> _What you should do_: Print the first line of the material below and each line after it, exactly as written, ending with the line that contains "für Statistik Berlin-Brandenburg</div>".
## start Collected data
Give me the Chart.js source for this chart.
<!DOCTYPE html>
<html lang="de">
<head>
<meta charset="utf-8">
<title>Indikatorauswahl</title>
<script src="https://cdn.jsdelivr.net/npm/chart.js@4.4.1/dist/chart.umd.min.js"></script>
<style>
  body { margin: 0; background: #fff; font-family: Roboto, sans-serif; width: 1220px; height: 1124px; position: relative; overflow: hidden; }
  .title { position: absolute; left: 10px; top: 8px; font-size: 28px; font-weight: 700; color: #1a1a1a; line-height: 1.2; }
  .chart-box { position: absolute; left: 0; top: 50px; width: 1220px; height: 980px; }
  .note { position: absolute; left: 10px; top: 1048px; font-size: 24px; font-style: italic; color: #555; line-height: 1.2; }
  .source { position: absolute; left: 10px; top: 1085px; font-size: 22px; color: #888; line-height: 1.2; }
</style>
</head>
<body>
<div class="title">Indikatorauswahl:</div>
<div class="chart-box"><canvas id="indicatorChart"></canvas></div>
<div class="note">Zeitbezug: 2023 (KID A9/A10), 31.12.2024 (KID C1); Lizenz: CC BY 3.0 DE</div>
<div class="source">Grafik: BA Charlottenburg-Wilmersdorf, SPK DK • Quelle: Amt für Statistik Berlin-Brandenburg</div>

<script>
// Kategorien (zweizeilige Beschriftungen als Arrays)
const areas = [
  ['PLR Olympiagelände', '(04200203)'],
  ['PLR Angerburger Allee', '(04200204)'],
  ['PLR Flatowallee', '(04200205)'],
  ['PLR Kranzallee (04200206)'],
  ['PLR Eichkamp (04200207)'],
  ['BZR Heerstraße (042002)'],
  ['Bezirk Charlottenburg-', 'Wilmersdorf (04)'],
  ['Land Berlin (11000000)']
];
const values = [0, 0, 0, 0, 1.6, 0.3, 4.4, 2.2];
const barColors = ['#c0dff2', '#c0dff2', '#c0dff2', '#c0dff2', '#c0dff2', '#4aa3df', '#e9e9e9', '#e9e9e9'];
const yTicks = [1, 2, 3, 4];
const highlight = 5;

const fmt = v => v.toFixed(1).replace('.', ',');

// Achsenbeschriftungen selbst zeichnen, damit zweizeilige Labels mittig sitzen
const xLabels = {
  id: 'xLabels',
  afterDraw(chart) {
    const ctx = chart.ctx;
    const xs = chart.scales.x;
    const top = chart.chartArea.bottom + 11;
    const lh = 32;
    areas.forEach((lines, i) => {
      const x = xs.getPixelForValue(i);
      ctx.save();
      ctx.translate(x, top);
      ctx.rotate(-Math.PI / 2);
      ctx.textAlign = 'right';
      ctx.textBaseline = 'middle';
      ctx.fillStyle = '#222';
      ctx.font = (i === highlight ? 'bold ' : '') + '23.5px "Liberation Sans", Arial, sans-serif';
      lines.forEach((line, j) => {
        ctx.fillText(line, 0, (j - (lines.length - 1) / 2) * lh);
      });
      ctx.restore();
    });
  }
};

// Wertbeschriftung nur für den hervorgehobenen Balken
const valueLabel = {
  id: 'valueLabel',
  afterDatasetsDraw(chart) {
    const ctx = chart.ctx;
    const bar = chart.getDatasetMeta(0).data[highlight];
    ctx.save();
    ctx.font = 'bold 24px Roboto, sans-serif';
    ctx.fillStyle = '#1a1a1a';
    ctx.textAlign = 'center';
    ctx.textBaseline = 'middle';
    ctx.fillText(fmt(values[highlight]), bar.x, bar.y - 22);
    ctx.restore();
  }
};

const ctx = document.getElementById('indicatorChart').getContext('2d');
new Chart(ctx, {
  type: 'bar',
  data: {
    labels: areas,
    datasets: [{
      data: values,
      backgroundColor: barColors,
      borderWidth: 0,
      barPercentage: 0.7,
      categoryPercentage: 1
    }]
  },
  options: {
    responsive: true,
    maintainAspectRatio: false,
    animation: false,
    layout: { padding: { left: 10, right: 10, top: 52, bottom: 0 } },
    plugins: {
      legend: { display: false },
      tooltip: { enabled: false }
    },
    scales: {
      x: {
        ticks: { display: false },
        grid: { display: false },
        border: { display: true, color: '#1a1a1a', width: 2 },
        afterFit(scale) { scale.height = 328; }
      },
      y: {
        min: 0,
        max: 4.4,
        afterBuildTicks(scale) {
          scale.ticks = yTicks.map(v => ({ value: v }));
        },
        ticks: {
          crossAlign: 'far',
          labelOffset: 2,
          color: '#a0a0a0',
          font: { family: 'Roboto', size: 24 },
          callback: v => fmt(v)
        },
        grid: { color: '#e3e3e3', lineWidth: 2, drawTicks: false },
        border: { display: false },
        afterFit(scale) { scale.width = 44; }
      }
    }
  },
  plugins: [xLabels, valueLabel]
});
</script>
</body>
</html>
## end Collected data
> _Reply to the task_:
Give me the Chart.js source for this chart.
<!DOCTYPE html>
<html lang="de">
<head>
<meta charset="utf-8">
<title>Indikatorauswahl</title>
<script src="https://cdn.jsdelivr.net/npm/chart.js@4.4.1/dist/chart.umd.min.js"></script>
<style>
  body { margin: 0; background: #fff; font-family: Roboto, sans-serif; width: 1220px; height: 1124px; position: relative; overflow: hidden; }
  .title { position: absolute; left: 10px; top: 8px; font-size: 28px; font-weight: 700; color: #1a1a1a; line-height: 1.2; }
  .chart-box { position: absolute; left: 0; top: 50px; width: 1220px; height: 980px; }
  .note { position: absolute; left: 10px; top: 1048px; font-size: 24px; font-style: italic; color: #555; line-height: 1.2; }
  .source { position: absolute; left: 10px; top: 1085px; font-size: 22px; color: #888; line-height: 1.2; }
</style>
</head>
<body>
<div class="title">Indikatorauswahl:</div>
<div class="chart-box"><canvas id="indicatorChart"></canvas></div>
<div class="note">Zeitbezug: 2023 (KID A9/A10), 31.12.2024 (KID C1); Lizenz: CC BY 3.0 DE</div>
<div class="source">Grafik: BA Charlottenburg-Wilmersdorf, SPK DK • Quelle: Amt für Statistik Berlin-Brandenburg</div>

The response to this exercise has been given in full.